— Instruction —
Without the pictures, repeat the listing character for character.

— Records for this exercise —
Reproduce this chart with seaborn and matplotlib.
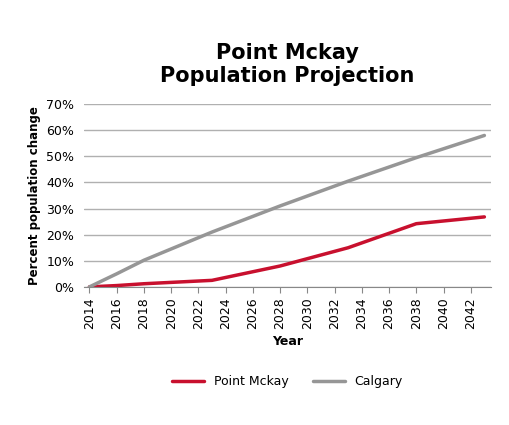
import matplotlib
matplotlib.use("Agg")
import matplotlib.pyplot as plt
import seaborn as sns
import pandas as pd

years = [2014, 2016, 2018, 2023, 2028, 2033, 2038, 2043]
point_mckay = [0, 0.5, 1.2, 2.5, 8.0, 15.0, 24.2, 26.8]
calgary = [0, 5.0, 10.2, 21.0, 31.0, 40.5, 49.5, 58.0]

df = pd.DataFrame({"Year": years * 2,
                   "value": point_mckay + calgary,
                   "series": ["Point Mckay"] * len(years) + ["Calgary"] * len(years)})

sns.set_style("white")
plt.rcParams['font.family'] = ['DejaVu Sans']
plt.rcParams['text.color'] = 'black'
plt.rcParams['axes.labelcolor'] = 'black'
plt.rcParams['xtick.color'] = 'black'
plt.rcParams['ytick.color'] = 'black'

fig, ax = plt.subplots(figsize=(5.09, 4.25), dpi=100)
fig.subplots_adjust(left=0.165, right=0.965, top=0.755, bottom=0.325)

sns.lineplot(data=df, x="Year", y="value", hue="series",
             palette={"Point Mckay": "#c8102e", "Calgary": "#969696"},
             linewidth=2.5, ax=ax)

ax.set_xlim(2013.6, 2043.5)
ax.set_ylim(0, 70)
ax.set_xticks(range(2014, 2043, 2))
ax.set_xticklabels([str(y) for y in range(2014, 2043, 2)], rotation=90, fontsize=9)
ax.set_yticks(range(0, 71, 10))
ax.set_yticklabels([f"{v}%" for v in range(0, 71, 10)], fontsize=9)
ax.yaxis.grid(True, color="#b0b0b0", linewidth=1)
for s in ["top", "right", "left"]:
    ax.spines[s].set_visible(False)
ax.spines["bottom"].set_color("#888888")
ax.tick_params(axis="x", length=4, color="#888888", labelcolor="black", direction="out", bottom=True)
ax.set_xlabel("Year", fontsize=9, fontweight="bold")
ax.set_ylabel("Percent population change", fontsize=8.5, fontweight="bold")
ax.set_title("Point Mckay\nPopulation Projection", fontsize=15, fontweight="bold", pad=16, color="black")

leg = ax.legend(loc="upper center", bbox_to_anchor=(0.5, -0.42), ncol=2,
                frameon=False, fontsize=9, handlelength=2.5)

fig.savefig("out.png", dpi=100)
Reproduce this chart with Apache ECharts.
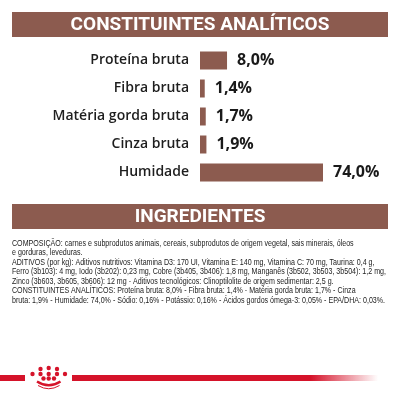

— Answer to the exercise —
Reproduce this chart with seaborn and matplotlib.
import matplotlib
matplotlib.use("Agg")
import matplotlib.pyplot as plt
import seaborn as sns
import pandas as pd

years = [2014, 2016, 2018, 2023, 2028, 2033, 2038, 2043]
point_mckay = [0, 0.5, 1.2, 2.5, 8.0, 15.0, 24.2, 26.8]
calgary = [0, 5.0, 10.2, 21.0, 31.0, 40.5, 49.5, 58.0]

df = pd.DataFrame({"Year": years * 2,
                   "value": point_mckay + calgary,
                   "series": ["Point Mckay"] * len(years) + ["Calgary"] * len(years)})

sns.set_style("white")
plt.rcParams['font.family'] = ['DejaVu Sans']
plt.rcParams['text.color'] = 'black'
plt.rcParams['axes.labelcolor'] = 'black'
plt.rcParams['xtick.color'] = 'black'
plt.rcParams['ytick.color'] = 'black'

fig, ax = plt.subplots(figsize=(5.09, 4.25), dpi=100)
fig.subplots_adjust(left=0.165, right=0.965, top=0.755, bottom=0.325)

sns.lineplot(data=df, x="Year", y="value", hue="series",
             palette={"Point Mckay": "#c8102e", "Calgary": "#969696"},
             linewidth=2.5, ax=ax)

ax.set_xlim(2013.6, 2043.5)
ax.set_ylim(0, 70)
ax.set_xticks(range(2014, 2043, 2))
ax.set_xticklabels([str(y) for y in range(2014, 2043, 2)], rotation=90, fontsize=9)
ax.set_yticks(range(0, 71, 10))
ax.set_yticklabels([f"{v}%" for v in range(0, 71, 10)], fontsize=9)
ax.yaxis.grid(True, color="#b0b0b0", linewidth=1)
for s in ["top", "right", "left"]:
    ax.spines[s].set_visible(False)
ax.spines["bottom"].set_color("#888888")
ax.tick_params(axis="x", length=4, color="#888888", labelcolor="black", direction="out", bottom=True)
ax.set_xlabel("Year", fontsize=9, fontweight="bold")
ax.set_ylabel("Percent population change", fontsize=8.5, fontweight="bold")
ax.set_title("Point Mckay\nPopulation Projection", fontsize=15, fontweight="bold", pad=16, color="black")

leg = ax.legend(loc="upper center", bbox_to_anchor=(0.5, -0.42), ncol=2,
                frameon=False, fontsize=9, handlelength=2.5)

fig.savefig("out.png", dpi=100)
Reproduce this chart with Apache ECharts.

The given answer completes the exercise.